Adoptive cell transfer is a promising approach for cancer immunotherapy, but its efficiency essentially depends on the enrichment of tumor-specific T cells in the graft [7], [42]. We reproduce the results of baselines based on the gastrointestinal cancer dataset[43], where the dataset study combines next-generation sequencing technology with high-throughput immunological screening to identify tumor-infiltrating lymphocytes from patients with metastatic gastrointestinal cancer, collected from 10 different of neoantigens, and experimentally validated the specific TCRs they bind. As shown in Table 1(TCR Sort), pMTnet, ERGO2, and DlpTC fail in recognizing immunoreactive T cells. The ROC-AUC of PanPep (0.684) performs poorly, while the PR-AUC (0.781) performs better markedly. Overall, DapPep performs best in identifying immunoreactive T cells from neoantigens with an ROC-AUC of 0.835 and a PR-AUC of 0.834, which could effectively assist in T cell classification in neoantigen therapy.
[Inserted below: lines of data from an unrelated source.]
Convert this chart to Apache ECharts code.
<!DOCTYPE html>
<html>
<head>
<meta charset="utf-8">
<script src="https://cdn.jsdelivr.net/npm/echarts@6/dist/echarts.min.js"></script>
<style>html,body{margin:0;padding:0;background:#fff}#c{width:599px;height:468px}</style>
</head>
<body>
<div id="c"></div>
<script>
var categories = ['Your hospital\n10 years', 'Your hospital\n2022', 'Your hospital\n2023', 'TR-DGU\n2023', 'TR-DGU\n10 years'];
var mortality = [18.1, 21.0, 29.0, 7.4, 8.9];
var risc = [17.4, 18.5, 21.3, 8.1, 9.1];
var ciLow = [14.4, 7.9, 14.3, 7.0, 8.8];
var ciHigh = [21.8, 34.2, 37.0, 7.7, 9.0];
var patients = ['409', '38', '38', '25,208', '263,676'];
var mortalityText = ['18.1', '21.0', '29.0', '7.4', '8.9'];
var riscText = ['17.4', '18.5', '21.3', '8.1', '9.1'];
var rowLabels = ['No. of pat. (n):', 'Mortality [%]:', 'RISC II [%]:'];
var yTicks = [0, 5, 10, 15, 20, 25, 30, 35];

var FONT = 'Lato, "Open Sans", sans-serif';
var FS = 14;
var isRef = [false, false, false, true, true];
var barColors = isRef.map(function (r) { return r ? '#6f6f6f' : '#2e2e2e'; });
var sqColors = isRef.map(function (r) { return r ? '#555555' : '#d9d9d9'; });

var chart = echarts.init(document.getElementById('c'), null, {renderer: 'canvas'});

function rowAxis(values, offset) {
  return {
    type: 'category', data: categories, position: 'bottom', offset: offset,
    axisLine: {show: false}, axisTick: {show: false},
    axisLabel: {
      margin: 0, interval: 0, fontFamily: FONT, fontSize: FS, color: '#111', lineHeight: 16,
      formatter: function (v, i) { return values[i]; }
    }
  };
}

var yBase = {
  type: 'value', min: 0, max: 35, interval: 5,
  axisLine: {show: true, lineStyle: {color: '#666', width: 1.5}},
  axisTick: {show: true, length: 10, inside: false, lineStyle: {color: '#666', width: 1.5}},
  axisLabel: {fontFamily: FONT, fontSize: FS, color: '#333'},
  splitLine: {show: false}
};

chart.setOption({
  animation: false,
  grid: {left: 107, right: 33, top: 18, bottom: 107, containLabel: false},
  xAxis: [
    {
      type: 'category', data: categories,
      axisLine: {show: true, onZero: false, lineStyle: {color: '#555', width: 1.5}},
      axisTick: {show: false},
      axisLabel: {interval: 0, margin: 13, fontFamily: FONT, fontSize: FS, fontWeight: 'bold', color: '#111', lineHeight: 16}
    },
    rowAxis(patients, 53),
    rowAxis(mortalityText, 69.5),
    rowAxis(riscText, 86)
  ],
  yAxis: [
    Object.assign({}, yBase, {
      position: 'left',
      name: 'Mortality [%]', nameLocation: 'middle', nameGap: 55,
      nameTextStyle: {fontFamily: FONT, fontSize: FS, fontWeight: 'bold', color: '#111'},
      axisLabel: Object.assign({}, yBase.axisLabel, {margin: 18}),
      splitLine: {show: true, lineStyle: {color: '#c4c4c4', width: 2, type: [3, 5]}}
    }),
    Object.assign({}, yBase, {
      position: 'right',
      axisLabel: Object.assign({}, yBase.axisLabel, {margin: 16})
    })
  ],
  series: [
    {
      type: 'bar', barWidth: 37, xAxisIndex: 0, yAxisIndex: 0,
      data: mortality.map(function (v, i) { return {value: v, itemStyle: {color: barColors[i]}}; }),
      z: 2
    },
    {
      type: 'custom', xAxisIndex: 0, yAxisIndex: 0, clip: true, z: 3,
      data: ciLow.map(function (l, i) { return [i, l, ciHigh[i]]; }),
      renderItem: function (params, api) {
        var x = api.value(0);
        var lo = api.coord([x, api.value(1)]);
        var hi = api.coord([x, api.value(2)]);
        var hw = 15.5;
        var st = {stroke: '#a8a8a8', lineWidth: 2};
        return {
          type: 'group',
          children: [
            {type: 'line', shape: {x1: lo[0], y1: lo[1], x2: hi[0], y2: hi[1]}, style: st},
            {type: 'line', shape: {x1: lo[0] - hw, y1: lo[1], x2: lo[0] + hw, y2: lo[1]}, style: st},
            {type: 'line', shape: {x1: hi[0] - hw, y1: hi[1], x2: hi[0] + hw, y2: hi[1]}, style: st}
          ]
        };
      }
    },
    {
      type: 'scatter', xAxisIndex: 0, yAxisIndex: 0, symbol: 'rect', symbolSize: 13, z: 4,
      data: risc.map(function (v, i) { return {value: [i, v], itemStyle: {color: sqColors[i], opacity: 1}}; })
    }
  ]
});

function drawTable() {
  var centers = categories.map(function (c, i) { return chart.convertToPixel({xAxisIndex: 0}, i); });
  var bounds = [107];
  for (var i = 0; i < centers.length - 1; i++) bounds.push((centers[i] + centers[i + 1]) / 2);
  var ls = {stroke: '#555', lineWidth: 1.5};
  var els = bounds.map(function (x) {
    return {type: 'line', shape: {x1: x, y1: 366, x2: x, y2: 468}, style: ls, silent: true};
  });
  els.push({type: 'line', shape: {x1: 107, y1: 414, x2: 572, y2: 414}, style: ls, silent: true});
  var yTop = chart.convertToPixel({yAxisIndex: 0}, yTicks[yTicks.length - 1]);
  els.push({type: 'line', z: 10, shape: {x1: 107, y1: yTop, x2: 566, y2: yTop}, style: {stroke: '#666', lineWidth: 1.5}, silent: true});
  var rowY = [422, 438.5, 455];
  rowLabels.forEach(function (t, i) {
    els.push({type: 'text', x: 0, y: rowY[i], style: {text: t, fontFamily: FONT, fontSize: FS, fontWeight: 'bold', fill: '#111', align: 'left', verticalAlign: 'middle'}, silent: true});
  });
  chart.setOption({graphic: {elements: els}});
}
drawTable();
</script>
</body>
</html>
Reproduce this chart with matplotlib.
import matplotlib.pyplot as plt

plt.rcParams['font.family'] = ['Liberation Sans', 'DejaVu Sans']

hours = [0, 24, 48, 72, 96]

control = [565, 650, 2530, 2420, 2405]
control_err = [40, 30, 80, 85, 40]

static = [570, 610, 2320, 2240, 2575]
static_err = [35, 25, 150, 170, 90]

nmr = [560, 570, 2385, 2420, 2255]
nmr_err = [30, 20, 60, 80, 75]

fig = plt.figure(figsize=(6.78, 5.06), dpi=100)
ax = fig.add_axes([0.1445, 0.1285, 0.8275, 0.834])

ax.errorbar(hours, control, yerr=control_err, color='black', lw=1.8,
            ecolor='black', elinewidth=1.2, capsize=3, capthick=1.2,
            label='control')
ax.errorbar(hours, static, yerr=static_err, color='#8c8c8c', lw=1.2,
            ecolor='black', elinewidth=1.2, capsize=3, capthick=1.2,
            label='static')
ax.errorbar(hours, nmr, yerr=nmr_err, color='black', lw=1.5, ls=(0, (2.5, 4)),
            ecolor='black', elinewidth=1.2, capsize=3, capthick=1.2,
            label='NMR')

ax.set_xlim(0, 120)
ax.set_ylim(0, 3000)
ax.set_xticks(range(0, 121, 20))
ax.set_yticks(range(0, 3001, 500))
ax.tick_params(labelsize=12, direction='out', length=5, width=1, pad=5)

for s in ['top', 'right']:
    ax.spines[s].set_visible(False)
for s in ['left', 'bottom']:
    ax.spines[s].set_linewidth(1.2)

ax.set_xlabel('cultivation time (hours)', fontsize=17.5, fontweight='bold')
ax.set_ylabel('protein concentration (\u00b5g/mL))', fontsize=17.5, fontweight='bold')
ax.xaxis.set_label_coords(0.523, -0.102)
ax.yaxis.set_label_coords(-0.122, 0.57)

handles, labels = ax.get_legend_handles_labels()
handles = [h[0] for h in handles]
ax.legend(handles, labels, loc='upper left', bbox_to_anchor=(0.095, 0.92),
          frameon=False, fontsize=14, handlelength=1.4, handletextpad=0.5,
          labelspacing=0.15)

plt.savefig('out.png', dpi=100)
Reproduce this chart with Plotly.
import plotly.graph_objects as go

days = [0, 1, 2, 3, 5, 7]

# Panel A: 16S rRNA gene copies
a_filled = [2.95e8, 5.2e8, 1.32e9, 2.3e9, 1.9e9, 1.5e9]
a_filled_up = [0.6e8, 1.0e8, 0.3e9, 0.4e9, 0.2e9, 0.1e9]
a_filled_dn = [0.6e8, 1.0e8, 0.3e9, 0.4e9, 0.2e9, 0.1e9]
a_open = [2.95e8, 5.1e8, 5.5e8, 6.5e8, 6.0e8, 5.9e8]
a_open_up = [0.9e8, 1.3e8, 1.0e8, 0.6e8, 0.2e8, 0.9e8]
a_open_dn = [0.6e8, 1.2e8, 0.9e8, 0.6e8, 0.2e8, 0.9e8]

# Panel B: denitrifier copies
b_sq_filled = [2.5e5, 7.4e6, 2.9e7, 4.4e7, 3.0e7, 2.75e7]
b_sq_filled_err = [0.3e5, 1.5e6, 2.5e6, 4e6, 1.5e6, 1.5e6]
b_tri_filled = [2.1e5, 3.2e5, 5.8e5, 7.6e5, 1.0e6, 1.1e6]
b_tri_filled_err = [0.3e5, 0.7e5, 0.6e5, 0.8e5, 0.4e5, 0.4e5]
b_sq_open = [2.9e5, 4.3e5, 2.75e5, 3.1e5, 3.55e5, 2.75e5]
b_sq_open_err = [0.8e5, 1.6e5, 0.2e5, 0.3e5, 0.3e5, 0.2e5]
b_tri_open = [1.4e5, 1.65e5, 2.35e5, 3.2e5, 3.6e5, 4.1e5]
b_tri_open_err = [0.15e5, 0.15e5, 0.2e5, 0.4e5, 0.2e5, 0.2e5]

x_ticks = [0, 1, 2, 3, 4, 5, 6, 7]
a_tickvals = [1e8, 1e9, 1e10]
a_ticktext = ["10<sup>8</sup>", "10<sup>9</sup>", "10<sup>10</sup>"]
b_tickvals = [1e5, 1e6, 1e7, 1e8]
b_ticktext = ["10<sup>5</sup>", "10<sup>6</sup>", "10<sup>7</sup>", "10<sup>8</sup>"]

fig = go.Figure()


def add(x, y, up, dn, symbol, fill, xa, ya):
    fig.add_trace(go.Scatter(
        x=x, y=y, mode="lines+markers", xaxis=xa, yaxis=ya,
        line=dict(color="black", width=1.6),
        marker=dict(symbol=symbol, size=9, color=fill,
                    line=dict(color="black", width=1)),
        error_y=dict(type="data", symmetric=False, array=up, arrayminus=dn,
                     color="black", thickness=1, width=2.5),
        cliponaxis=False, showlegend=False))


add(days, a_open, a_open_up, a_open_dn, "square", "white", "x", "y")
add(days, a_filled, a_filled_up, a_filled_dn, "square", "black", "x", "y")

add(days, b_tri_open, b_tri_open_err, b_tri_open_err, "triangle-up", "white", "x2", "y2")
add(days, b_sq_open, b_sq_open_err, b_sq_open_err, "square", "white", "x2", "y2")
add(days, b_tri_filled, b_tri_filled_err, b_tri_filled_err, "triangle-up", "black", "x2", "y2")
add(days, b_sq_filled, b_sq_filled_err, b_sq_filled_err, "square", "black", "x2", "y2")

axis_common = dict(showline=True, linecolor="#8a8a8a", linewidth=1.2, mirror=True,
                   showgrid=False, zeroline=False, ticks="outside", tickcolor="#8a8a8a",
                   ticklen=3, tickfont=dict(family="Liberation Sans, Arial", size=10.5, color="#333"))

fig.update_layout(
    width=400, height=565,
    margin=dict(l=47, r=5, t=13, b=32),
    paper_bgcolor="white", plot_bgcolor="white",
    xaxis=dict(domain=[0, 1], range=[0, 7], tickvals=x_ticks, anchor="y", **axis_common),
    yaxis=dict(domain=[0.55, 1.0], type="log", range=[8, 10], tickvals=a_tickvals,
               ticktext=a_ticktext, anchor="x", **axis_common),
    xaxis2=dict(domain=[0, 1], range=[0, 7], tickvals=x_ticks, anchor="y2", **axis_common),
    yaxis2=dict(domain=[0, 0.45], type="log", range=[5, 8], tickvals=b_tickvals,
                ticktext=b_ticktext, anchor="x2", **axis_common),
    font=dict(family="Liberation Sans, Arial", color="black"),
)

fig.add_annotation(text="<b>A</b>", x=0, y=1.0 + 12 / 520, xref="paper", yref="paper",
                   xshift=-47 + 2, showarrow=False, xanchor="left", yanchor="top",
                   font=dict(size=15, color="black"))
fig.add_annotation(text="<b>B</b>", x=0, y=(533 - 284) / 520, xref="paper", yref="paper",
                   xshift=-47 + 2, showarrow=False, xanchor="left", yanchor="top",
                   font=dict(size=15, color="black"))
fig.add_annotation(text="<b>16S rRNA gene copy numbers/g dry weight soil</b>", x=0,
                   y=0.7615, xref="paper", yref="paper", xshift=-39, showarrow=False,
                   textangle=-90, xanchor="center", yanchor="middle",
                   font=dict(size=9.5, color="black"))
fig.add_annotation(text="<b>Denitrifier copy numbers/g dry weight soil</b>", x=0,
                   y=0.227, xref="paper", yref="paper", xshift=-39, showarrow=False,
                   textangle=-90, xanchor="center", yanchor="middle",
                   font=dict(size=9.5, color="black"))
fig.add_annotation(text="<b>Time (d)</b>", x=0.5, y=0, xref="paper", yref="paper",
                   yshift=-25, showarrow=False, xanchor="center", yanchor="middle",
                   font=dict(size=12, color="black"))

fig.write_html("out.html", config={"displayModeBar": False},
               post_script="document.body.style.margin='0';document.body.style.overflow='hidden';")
With powerful pre-trained representations, DapPep accomplishes excellent performances on various benchmarks, especially highlighting the ability to generalize to unseen and few peptides, which is meaningful for exogenous or neonatal antigen recognition in computational immunology. Nevertheless, there are potential areas for improvements: 1) Incorporation of additional features or modalities, such as structural information or gene expression data, to enhance the predictive power. 2) Collaboration with experimental biologists and clinicians to validate the predictions in real-world settings and assess their potential for guiding immunotherapeutic interventions.